Poor regulation, desperation, and misinformation, a countrywide analysis of self-medication and prescription patterns in Ecuador during the COVID-19 pandemic

Res Social Adm Pharm. 2023 Aug 29;S1551-7411(23)00363-7. doi: 10.1016/j.sapharm.2023.08.011. Online ahead of print.


Background: The rapid spread of the SARS-CoV-2 virus during the early phase of the pandemic led to an unprecedented global health crisis. Various factors have influenced self-medication practices among the general population and unsubstantiated prescribing practices among healthcare professionals.

Objective: This study aimed to describe trends in the purchase and sale of medicines during the COVID-19 pandemic period (2020-2022) in Ecuador, by comparing them with pre-pandemic periods.

Methods: In this study, a cross-sectional design was employed to conduct a comprehensive analysis of 28 pharmacological groups, categorized according to the Anatomical Therapeutic Chemical Classification (ATC). Utilizing an integrated drug consumption database, the study examined physician prescribing data, medicine usage, and spending levels in Ecuador during the COVID-19 pandemic. The analysis involved computing absolute differences in monthly resolution, calculating excessive expenditure in comparison to previous yearly averages, and using Defined Daily Dose (DDD) methodology for internationally comparable results. Furthermore, a correlation analysis was performed to investigate potential associations between prescribed and consumed medicines and the number of new cases and deaths.

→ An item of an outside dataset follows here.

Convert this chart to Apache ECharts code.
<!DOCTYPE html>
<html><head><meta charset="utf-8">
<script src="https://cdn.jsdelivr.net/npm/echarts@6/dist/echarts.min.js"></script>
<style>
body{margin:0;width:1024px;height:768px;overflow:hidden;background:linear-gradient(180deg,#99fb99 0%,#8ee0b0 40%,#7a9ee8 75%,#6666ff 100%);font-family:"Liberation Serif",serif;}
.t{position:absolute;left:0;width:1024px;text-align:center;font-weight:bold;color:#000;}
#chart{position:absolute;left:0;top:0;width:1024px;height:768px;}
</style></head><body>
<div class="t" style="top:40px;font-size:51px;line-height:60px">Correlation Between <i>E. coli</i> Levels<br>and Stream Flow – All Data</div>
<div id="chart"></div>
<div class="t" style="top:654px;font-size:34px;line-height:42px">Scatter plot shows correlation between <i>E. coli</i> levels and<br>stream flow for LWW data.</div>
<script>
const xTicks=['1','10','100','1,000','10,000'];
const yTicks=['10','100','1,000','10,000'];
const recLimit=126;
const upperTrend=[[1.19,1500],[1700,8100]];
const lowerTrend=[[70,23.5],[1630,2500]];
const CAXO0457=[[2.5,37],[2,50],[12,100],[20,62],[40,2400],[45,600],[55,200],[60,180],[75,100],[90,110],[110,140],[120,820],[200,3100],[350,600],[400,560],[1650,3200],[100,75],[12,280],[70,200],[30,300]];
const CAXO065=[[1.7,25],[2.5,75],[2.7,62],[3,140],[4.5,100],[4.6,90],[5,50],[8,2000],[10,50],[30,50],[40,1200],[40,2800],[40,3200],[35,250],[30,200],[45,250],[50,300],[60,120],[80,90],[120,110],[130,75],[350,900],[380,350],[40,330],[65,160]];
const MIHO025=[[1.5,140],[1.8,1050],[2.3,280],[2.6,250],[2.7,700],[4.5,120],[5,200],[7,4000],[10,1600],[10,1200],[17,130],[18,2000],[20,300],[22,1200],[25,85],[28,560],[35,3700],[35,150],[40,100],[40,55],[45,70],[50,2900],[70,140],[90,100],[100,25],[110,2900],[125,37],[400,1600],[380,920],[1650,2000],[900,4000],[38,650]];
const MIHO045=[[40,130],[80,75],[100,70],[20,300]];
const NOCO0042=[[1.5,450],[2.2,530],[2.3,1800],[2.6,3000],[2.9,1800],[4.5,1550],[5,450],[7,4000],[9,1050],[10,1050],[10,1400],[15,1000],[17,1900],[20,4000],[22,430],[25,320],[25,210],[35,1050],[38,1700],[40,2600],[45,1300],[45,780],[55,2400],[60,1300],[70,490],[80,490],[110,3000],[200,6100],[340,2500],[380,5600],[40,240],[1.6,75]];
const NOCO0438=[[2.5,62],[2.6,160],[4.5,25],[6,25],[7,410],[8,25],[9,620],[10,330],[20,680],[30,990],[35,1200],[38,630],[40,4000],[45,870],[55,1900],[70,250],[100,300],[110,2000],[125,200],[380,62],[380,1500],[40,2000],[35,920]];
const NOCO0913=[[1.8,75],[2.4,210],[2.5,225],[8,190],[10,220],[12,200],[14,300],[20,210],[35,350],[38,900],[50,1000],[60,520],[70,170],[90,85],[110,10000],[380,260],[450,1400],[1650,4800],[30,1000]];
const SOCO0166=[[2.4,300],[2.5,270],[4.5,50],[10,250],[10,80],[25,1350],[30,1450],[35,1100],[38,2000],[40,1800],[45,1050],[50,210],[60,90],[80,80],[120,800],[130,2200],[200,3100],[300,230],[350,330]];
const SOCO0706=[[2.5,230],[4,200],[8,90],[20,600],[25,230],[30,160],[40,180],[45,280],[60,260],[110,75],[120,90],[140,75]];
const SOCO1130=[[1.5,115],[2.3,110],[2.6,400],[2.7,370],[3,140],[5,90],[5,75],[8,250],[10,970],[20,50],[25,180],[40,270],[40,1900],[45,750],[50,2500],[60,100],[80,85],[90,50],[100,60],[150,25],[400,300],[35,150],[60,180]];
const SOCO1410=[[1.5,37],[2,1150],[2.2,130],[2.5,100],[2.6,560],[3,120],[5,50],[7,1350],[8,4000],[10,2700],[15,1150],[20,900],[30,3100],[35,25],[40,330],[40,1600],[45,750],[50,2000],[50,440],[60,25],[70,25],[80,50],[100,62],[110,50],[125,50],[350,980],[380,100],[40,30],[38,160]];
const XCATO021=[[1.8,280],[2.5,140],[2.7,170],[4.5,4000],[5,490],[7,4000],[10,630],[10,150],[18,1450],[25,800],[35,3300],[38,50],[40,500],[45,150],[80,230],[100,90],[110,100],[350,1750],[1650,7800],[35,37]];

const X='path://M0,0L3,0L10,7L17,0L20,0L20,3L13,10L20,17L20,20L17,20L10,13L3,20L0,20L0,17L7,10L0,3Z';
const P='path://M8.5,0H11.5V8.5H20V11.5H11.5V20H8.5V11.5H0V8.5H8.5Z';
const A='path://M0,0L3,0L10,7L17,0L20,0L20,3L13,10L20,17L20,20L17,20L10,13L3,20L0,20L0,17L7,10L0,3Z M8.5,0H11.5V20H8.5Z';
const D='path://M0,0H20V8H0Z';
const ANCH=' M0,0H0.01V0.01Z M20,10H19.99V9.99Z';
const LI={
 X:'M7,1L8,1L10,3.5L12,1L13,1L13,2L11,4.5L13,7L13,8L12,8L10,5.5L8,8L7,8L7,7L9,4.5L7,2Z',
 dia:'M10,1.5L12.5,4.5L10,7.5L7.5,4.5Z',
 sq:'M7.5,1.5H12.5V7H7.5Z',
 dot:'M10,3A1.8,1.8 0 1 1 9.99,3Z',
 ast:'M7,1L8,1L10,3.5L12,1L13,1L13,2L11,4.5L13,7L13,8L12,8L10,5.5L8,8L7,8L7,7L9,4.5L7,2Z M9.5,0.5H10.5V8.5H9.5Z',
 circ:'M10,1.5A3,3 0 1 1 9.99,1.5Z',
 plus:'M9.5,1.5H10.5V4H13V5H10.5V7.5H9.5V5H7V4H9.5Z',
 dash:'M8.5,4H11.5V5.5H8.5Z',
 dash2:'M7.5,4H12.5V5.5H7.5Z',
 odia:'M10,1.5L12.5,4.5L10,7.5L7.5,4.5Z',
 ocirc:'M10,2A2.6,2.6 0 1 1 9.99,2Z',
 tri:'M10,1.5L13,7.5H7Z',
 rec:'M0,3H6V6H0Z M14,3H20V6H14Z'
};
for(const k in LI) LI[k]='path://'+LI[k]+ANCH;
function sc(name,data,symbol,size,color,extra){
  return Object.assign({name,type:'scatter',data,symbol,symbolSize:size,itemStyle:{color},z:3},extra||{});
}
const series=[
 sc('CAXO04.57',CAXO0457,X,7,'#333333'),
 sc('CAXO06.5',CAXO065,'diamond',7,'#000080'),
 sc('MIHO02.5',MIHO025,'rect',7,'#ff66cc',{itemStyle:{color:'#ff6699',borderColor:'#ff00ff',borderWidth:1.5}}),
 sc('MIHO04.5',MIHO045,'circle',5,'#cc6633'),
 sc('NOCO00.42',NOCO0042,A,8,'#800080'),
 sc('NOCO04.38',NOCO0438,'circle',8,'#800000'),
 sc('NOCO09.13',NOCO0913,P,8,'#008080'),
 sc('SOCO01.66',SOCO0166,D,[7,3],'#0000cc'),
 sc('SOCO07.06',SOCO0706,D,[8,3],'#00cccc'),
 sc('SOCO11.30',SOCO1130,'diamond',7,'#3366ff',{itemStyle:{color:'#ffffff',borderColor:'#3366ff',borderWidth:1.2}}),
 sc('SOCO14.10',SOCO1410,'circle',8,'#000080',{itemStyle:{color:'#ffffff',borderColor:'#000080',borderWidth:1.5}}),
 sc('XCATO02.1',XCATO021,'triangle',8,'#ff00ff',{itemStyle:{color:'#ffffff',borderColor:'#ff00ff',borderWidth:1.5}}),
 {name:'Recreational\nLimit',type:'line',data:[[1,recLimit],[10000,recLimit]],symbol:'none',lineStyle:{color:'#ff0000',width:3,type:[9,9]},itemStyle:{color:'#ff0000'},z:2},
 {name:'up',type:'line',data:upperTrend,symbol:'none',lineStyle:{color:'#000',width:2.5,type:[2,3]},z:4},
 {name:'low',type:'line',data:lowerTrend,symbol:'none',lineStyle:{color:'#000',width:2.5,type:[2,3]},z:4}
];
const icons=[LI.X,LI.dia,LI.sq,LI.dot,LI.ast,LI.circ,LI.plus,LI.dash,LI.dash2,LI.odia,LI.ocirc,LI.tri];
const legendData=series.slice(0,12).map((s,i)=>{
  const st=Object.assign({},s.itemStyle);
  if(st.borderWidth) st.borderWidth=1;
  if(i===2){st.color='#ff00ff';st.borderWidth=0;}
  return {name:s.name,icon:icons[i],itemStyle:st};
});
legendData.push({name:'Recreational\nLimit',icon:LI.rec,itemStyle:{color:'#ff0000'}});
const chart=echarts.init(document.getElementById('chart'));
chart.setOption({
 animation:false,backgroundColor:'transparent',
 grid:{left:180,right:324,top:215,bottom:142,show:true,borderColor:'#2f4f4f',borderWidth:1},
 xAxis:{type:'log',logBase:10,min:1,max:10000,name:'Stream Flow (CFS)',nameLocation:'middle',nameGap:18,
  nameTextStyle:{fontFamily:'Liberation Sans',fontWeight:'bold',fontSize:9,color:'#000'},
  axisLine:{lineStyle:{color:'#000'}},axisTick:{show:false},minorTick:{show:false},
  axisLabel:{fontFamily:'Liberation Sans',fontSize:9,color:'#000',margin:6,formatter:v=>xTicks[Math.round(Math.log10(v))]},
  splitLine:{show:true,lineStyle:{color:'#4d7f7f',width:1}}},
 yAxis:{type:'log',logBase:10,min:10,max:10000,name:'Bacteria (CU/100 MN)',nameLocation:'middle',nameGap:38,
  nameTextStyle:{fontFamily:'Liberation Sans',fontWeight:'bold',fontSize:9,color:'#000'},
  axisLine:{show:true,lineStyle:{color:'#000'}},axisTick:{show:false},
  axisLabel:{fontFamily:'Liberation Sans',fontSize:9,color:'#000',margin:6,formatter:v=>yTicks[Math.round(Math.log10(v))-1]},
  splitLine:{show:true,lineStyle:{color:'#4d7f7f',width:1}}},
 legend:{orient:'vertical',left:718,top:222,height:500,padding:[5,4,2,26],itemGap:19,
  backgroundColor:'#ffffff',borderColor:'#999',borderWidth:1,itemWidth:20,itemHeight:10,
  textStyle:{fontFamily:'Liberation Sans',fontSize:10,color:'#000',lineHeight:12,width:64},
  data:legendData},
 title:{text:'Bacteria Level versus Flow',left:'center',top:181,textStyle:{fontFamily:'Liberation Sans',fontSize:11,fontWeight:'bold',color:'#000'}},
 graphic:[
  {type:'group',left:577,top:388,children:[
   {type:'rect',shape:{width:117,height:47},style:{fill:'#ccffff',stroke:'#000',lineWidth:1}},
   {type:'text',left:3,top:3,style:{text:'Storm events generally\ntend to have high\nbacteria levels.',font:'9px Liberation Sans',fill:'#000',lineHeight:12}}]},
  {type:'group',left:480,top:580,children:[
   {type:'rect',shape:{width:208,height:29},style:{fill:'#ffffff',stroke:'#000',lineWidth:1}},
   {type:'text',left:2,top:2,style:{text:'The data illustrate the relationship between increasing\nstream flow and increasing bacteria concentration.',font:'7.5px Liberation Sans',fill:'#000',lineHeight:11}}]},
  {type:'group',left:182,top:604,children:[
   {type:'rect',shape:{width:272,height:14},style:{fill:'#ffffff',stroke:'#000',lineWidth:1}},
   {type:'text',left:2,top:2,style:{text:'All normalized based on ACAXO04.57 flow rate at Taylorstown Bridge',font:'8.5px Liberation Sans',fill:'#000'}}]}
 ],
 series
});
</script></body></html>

Results: In Ecuador, the average yearly expenditure among these groups prior to the pandemic (2017-2019) amounted to $150,646,206 USD, whereas during 2020 and 2021, the same groups represented a total expenditure of $228,327,210, reflecting a significant increase. The excess expenditure during this period reached 51.4%, equivalent to $77,681,004 USD. Notably, 13% of this expenditure consisted of Over the Counter (OTC) Medicines. The study also identified a remarkable surge in sales of ivermectin, which increased by 2,057%, and hydroxychloroquine, which increased by 171%, as measured by DDD.

Conclusions: This study highlights the substantial consumption of medicines by the population in Ecuador during the pandemic. It is concerning that many medications were sold without proven therapeutic indications, indicating that misinformation and desperation may have led to improper prescribing by physicians and patients resorting to ineffective drugs. Moreover, since the sale of these therapeutic drugs requires a prescription, poor regulation, and a lack of control within pharmacies likely contributed to such practices.

Keywords: COVID-19; Drug consumption; Ecuador; Ivermectin; Pandemic; Self-medication.